▶ [Data extract]
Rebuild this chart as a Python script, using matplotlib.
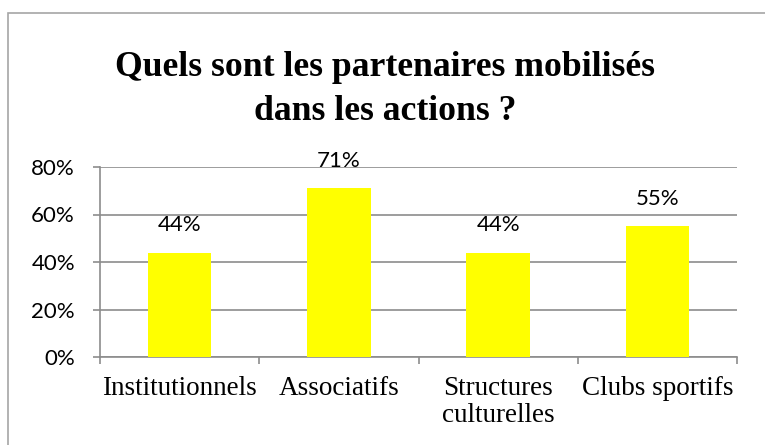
import matplotlib
matplotlib.use("Agg")
import matplotlib.pyplot as plt
from matplotlib.patches import Rectangle
from matplotlib.ticker import FixedLocator, FuncFormatter

# Données du graphique
categories = ["Institutionnels", "Associatifs", "Structures\nculturelles", "Clubs sportifs"]
values = [0.44, 0.71, 0.44, 0.55]
labels = ["44%", "71%", "44%", "55%"]
yticks = [0.0, 0.2, 0.4, 0.6, 0.8]

grey = "#8c8c8c"
yellow = "#ffff00"

fig = plt.figure(figsize=(7.65, 4.45), dpi=100)
fig.patch.set_facecolor("white")

# Cadre du graphique
fig.patches.append(Rectangle((8 / 765, -0.2), 1.2, 1.2 - 13 / 445,
                             transform=fig.transFigure, fill=False,
                             edgecolor="#a6a6a6", linewidth=1.2))

ax = fig.add_axes([100 / 765, 1 - 357 / 445, (737 - 100) / 765, (357 - 167) / 445])

x = range(len(categories))
ax.bar(x, values, width=0.4, color=yellow, zorder=3)

for i, (v, lab) in enumerate(zip(values, labels)):
    ax.annotate(lab, (i, v), xytext=(0, 20), textcoords="offset points",
                ha="center", va="center", fontsize=16, family="Lato", color="black")

ax.set_xlim(-0.5, len(categories) - 0.5)
ax.set_ylim(0, 0.8)

ax.yaxis.set_major_locator(FixedLocator(yticks))
ax.yaxis.set_major_formatter(FuncFormatter(lambda v, p: f"{v * 100:.0f}%"))
ax.grid(axis="y", color=grey, linewidth=1.2, zorder=0)
ax.tick_params(axis="y", length=5, width=1.2, color=grey, pad=13, labelsize=16)
for t in ax.get_yticklabels():
    t.set_family("Lato")

ax.set_xticks(list(x))
ax.set_xticklabels(categories, family="Liberation Serif", fontsize=19.5, linespacing=1.1)
ax.set_xticks([i - 0.5 for i in range(len(categories) + 1)], minor=True)
ax.tick_params(axis="x", which="major", length=0, pad=14)
ax.tick_params(axis="x", which="minor", length=5, width=1.2, color=grey)

for s in ["top", "right"]:
    ax.spines[s].set_visible(False)
for s in ["left", "bottom"]:
    ax.spines[s].set_color(grey)
    ax.spines[s].set_linewidth(1.2)

fig.text(385 / 765, 1 - 76 / 445, "Quels sont les partenaires mobilisés",
         ha="center", va="baseline", family="Liberation Serif", fontweight="bold", fontsize=25.7)
fig.text(385 / 765, 1 - 120 / 445, "dans les actions ?",
         ha="center", va="baseline", family="Liberation Serif", fontweight="bold", fontsize=25.7)

fig.savefig("out.png", dpi=100)
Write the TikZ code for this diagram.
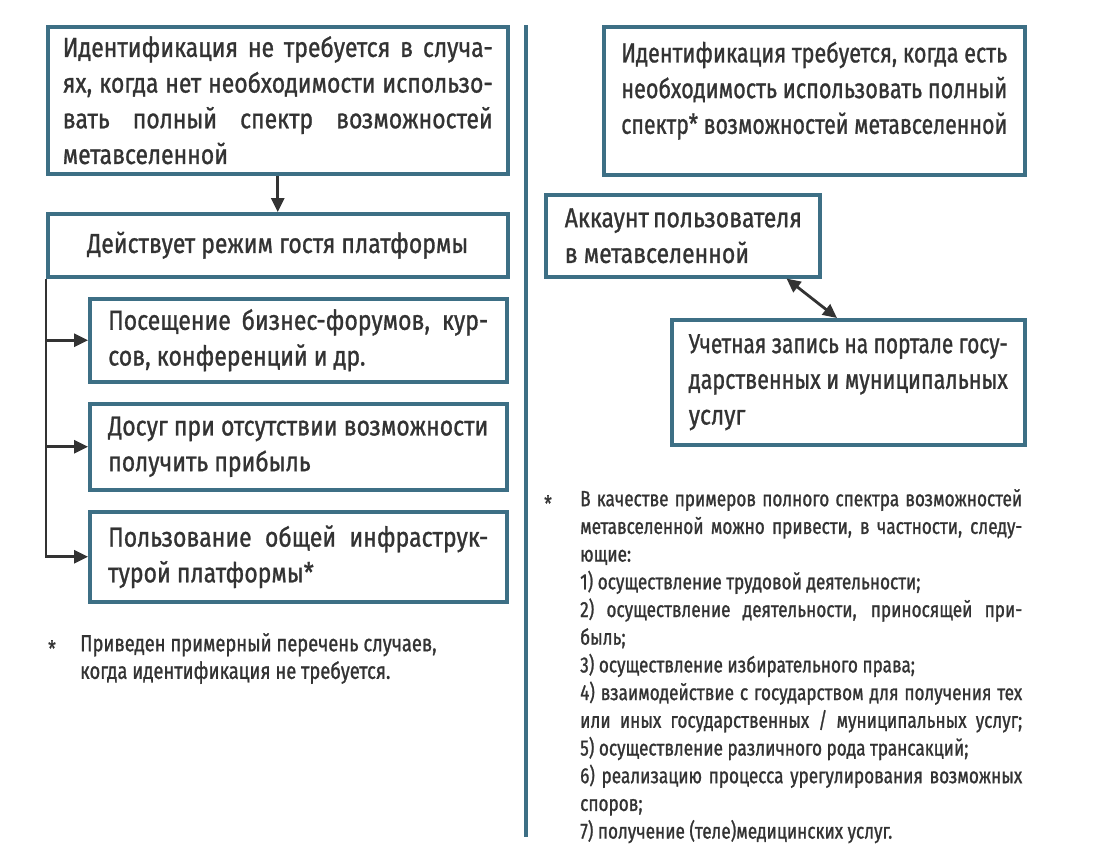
\documentclass[tikz,border=0pt]{standalone}
\usepackage{fontspec}
\usepackage{graphicx}
\setmainfont{Fira Sans}[FakeStretch=0.836,FakeBold=1]
\newfontfamily\notefont{Fira Sans}[FakeStretch=0.78,FakeBold=1]
\usetikzlibrary{arrows.meta}
\definecolor{boxc}{HTML}{3D6F85}
\definecolor{txt}{HTML}{333333}
\newcommand\bigf{\fontsize{27.5}{35.7}\selectfont}
\newcommand\smallf{\notefont\fontsize{22}{27.7}\selectfont}
\newcommand\leftnotef{\notefont\fontsize{23.5}{27.5}\selectfont}
\newsavebox\linebox
\newcommand\J[1]{\sbox\linebox{#1}\ifdim\wd\linebox>\hsize
  \hbox to\hsize{\resizebox{\hsize}{\height}{\usebox\linebox}}\else
  \hbox to\hsize{#1}\fi}
\newcommand\N[1]{\sbox\linebox{#1}\ifdim\wd\linebox>\hsize
  \hbox to\hsize{\resizebox{\hsize}{\height}{\usebox\linebox}}\else
  \hbox{#1}\fi}
\tikzset{
  box/.style={draw=boxc, line width=3.5pt, text=txt, anchor=north west, inner ysep=0pt},
  note/.style={text=txt, inner sep=0pt},
  conn/.style={draw=txt, line width=2.8pt, -{Triangle[length=14pt,width=13pt]}},
  dconn/.style={draw=txt, line width=2.8pt, {Triangle[length=14pt,width=13pt]}-{Triangle[length=14pt,width=13pt]}},
  divider/.style={draw=boxc, line width=3.5pt}
}
\begin{document}
\begin{tikzpicture}[x=1pt,y=-1pt]
\fill[white] (0,0) rectangle (1100,860);
\useasboundingbox (0,0) rectangle (1100,860);

% left column
\node[box, inner xsep=15pt, minimum height=147pt] (L1) at (46,25)
  {\parbox{430pt}{\bigf\J{Идентификация не требуется в случа-}\J{ях, когда нет необходимости использо-}\J{вать полный спектр возможностей}\N{метавселенной}}};
\node[box, minimum width=460pt, minimum height=63pt] (L2) at (46,212)
  {\bigf Действует режим гостя платформы};
\node[box, inner xsep=18.5pt, minimum height=83pt] (L3) at (88,297)
  {\parbox{380pt}{\bigf\J{Посещение бизнес-форумов, кур-}\N{сов, конференций и др.}}};
\node[box, inner xsep=18.5pt, minimum height=86pt] (L4) at (88,402)
  {\parbox{380pt}{\bigf\J{Досуг при отсутствии возможности}\N{получить прибыль}}};
\node[box, inner xsep=18.5pt, minimum height=90pt] (L5) at (88,510)
  {\parbox{380pt}{\bigf\J{Пользование общей инфраструк-}\N{турой платформы*}}};

\draw[conn] (L1.south) -- (L2.north);
\draw[conn] (L2.south west) |- (L5.west);
\draw[conn] (L2.south west |- L3.west) -- (L3.west);
\draw[conn] (L2.south west |- L4.west) -- (L4.west);

\node[note, anchor=north] (FLs) at (52,640) {\smallf *};
\node[note, anchor=north west] (FL) at (80,633)
  {\parbox{440pt}{\leftnotef\N{Приведен примерный перечень случаев,}\N{когда идентификация не требуется.}}};

% divider
\draw[divider] (526,25) -- (526,837);

% right column
\node[box, inner xsep=17.5pt] (R1) at (602,25)
  {\parbox[c][148pt][t]{386pt}{\bigf\vspace*{15pt}\J{Идентификация требуется, когда есть}\J{необходимость использовать полный}\N{спектр* возможностей метавселенной}}};
\node[box, inner xsep=19pt, minimum height=82pt] (R2) at (544,193)
  {\parbox{251pt}{\bigf\hbox to 236pt{Аккаунт\hfil\ пользователя}\N{в метавселенной}}};
\node[box, inner xsep=17pt, minimum height=125pt] (R3) at (670,318)
  {\parbox{319pt}{\bigf\J{Учетная запись на портале госу-}\J{дарственных и муниципальных}\N{услуг}}};

\draw[dconn] ([xshift=-35pt]R2.south east) -- ([xshift=167pt]R3.north west);

\node[note, anchor=north] (FRs) at (548,495) {\smallf *};
\node[note, anchor=north west] (FR) at (580,489)
  {\parbox{442pt}{\smallf
   \J{В качестве примеров полного спектра возможностей}
   \J{метавселенной можно привести, в частности, следу-}
   \N{ющие:}
   \N{1) осуществление трудовой деятельности;}
   \J{2) осуществление деятельности, приносящей при-}
   \N{быль;}
   \N{3) осуществление избирательного права;}
   \J{4) взаимодействие с государством для получения тех}
   \J{или иных государственных / муниципальных услуг;}
   \N{5) осуществление различного рода трансакций;}
   \J{6) реализацию процесса урегулирования возможных}
   \N{споров;}
   \N{7) получение (теле)медицинских услуг.}}};
\end{tikzpicture}
\end{document}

▶ [What is required] Quote all the records verbatim, dropping any pictures from your copy.

▶ [Response]
Rebuild this chart as a Python script, using matplotlib.
import matplotlib
matplotlib.use("Agg")
import matplotlib.pyplot as plt
from matplotlib.patches import Rectangle
from matplotlib.ticker import FixedLocator, FuncFormatter

# Données du graphique
categories = ["Institutionnels", "Associatifs", "Structures\nculturelles", "Clubs sportifs"]
values = [0.44, 0.71, 0.44, 0.55]
labels = ["44%", "71%", "44%", "55%"]
yticks = [0.0, 0.2, 0.4, 0.6, 0.8]

grey = "#8c8c8c"
yellow = "#ffff00"

fig = plt.figure(figsize=(7.65, 4.45), dpi=100)
fig.patch.set_facecolor("white")

# Cadre du graphique
fig.patches.append(Rectangle((8 / 765, -0.2), 1.2, 1.2 - 13 / 445,
                             transform=fig.transFigure, fill=False,
                             edgecolor="#a6a6a6", linewidth=1.2))

ax = fig.add_axes([100 / 765, 1 - 357 / 445, (737 - 100) / 765, (357 - 167) / 445])

x = range(len(categories))
ax.bar(x, values, width=0.4, color=yellow, zorder=3)

for i, (v, lab) in enumerate(zip(values, labels)):
    ax.annotate(lab, (i, v), xytext=(0, 20), textcoords="offset points",
                ha="center", va="center", fontsize=16, family="Lato", color="black")

ax.set_xlim(-0.5, len(categories) - 0.5)
ax.set_ylim(0, 0.8)

ax.yaxis.set_major_locator(FixedLocator(yticks))
ax.yaxis.set_major_formatter(FuncFormatter(lambda v, p: f"{v * 100:.0f}%"))
ax.grid(axis="y", color=grey, linewidth=1.2, zorder=0)
ax.tick_params(axis="y", length=5, width=1.2, color=grey, pad=13, labelsize=16)
for t in ax.get_yticklabels():
    t.set_family("Lato")

ax.set_xticks(list(x))
ax.set_xticklabels(categories, family="Liberation Serif", fontsize=19.5, linespacing=1.1)
ax.set_xticks([i - 0.5 for i in range(len(categories) + 1)], minor=True)
ax.tick_params(axis="x", which="major", length=0, pad=14)
ax.tick_params(axis="x", which="minor", length=5, width=1.2, color=grey)

for s in ["top", "right"]:
    ax.spines[s].set_visible(False)
for s in ["left", "bottom"]:
    ax.spines[s].set_color(grey)
    ax.spines[s].set_linewidth(1.2)

fig.text(385 / 765, 1 - 76 / 445, "Quels sont les partenaires mobilisés",
         ha="center", va="baseline", family="Liberation Serif", fontweight="bold", fontsize=25.7)
fig.text(385 / 765, 1 - 120 / 445, "dans les actions ?",
         ha="center", va="baseline", family="Liberation Serif", fontweight="bold", fontsize=25.7)

fig.savefig("out.png", dpi=100)
Write the TikZ code for this diagram.
\documentclass[tikz,border=0pt]{standalone}
\usepackage{fontspec}
\usepackage{graphicx}
\setmainfont{Fira Sans}[FakeStretch=0.836,FakeBold=1]
\newfontfamily\notefont{Fira Sans}[FakeStretch=0.78,FakeBold=1]
\usetikzlibrary{arrows.meta}
\definecolor{boxc}{HTML}{3D6F85}
\definecolor{txt}{HTML}{333333}
\newcommand\bigf{\fontsize{27.5}{35.7}\selectfont}
\newcommand\smallf{\notefont\fontsize{22}{27.7}\selectfont}
\newcommand\leftnotef{\notefont\fontsize{23.5}{27.5}\selectfont}
\newsavebox\linebox
\newcommand\J[1]{\sbox\linebox{#1}\ifdim\wd\linebox>\hsize
  \hbox to\hsize{\resizebox{\hsize}{\height}{\usebox\linebox}}\else
  \hbox to\hsize{#1}\fi}
\newcommand\N[1]{\sbox\linebox{#1}\ifdim\wd\linebox>\hsize
  \hbox to\hsize{\resizebox{\hsize}{\height}{\usebox\linebox}}\else
  \hbox{#1}\fi}
\tikzset{
  box/.style={draw=boxc, line width=3.5pt, text=txt, anchor=north west, inner ysep=0pt},
  note/.style={text=txt, inner sep=0pt},
  conn/.style={draw=txt, line width=2.8pt, -{Triangle[length=14pt,width=13pt]}},
  dconn/.style={draw=txt, line width=2.8pt, {Triangle[length=14pt,width=13pt]}-{Triangle[length=14pt,width=13pt]}},
  divider/.style={draw=boxc, line width=3.5pt}
}
\begin{document}
\begin{tikzpicture}[x=1pt,y=-1pt]
\fill[white] (0,0) rectangle (1100,860);
\useasboundingbox (0,0) rectangle (1100,860);

% left column
\node[box, inner xsep=15pt, minimum height=147pt] (L1) at (46,25)
  {\parbox{430pt}{\bigf\J{Идентификация не требуется в случа-}\J{ях, когда нет необходимости использо-}\J{вать полный спектр возможностей}\N{метавселенной}}};
\node[box, minimum width=460pt, minimum height=63pt] (L2) at (46,212)
  {\bigf Действует режим гостя платформы};
\node[box, inner xsep=18.5pt, minimum height=83pt] (L3) at (88,297)
  {\parbox{380pt}{\bigf\J{Посещение бизнес-форумов, кур-}\N{сов, конференций и др.}}};
\node[box, inner xsep=18.5pt, minimum height=86pt] (L4) at (88,402)
  {\parbox{380pt}{\bigf\J{Досуг при отсутствии возможности}\N{получить прибыль}}};
\node[box, inner xsep=18.5pt, minimum height=90pt] (L5) at (88,510)
  {\parbox{380pt}{\bigf\J{Пользование общей инфраструк-}\N{турой платформы*}}};

\draw[conn] (L1.south) -- (L2.north);
\draw[conn] (L2.south west) |- (L5.west);
\draw[conn] (L2.south west |- L3.west) -- (L3.west);
\draw[conn] (L2.south west |- L4.west) -- (L4.west);

\node[note, anchor=north] (FLs) at (52,640) {\smallf *};
\node[note, anchor=north west] (FL) at (80,633)
  {\parbox{440pt}{\leftnotef\N{Приведен примерный перечень случаев,}\N{когда идентификация не требуется.}}};

% divider
\draw[divider] (526,25) -- (526,837);

% right column
\node[box, inner xsep=17.5pt] (R1) at (602,25)
  {\parbox[c][148pt][t]{386pt}{\bigf\vspace*{15pt}\J{Идентификация требуется, когда есть}\J{необходимость использовать полный}\N{спектр* возможностей метавселенной}}};
\node[box, inner xsep=19pt, minimum height=82pt] (R2) at (544,193)
  {\parbox{251pt}{\bigf\hbox to 236pt{Аккаунт\hfil\ пользователя}\N{в метавселенной}}};
\node[box, inner xsep=17pt, minimum height=125pt] (R3) at (670,318)
  {\parbox{319pt}{\bigf\J{Учетная запись на портале госу-}\J{дарственных и муниципальных}\N{услуг}}};

\draw[dconn] ([xshift=-35pt]R2.south east) -- ([xshift=167pt]R3.north west);

\node[note, anchor=north] (FRs) at (548,495) {\smallf *};
\node[note, anchor=north west] (FR) at (580,489)
  {\parbox{442pt}{\smallf
   \J{В качестве примеров полного спектра возможностей}
   \J{метавселенной можно привести, в частности, следу-}
   \N{ющие:}
   \N{1) осуществление трудовой деятельности;}
   \J{2) осуществление деятельности, приносящей при-}
   \N{быль;}
   \N{3) осуществление избирательного права;}
   \J{4) взаимодействие с государством для получения тех}
   \J{или иных государственных / муниципальных услуг;}
   \N{5) осуществление различного рода трансакций;}
   \J{6) реализацию процесса урегулирования возможных}
   \N{споров;}
   \N{7) получение (теле)медицинских услуг.}}};
\end{tikzpicture}
\end{document}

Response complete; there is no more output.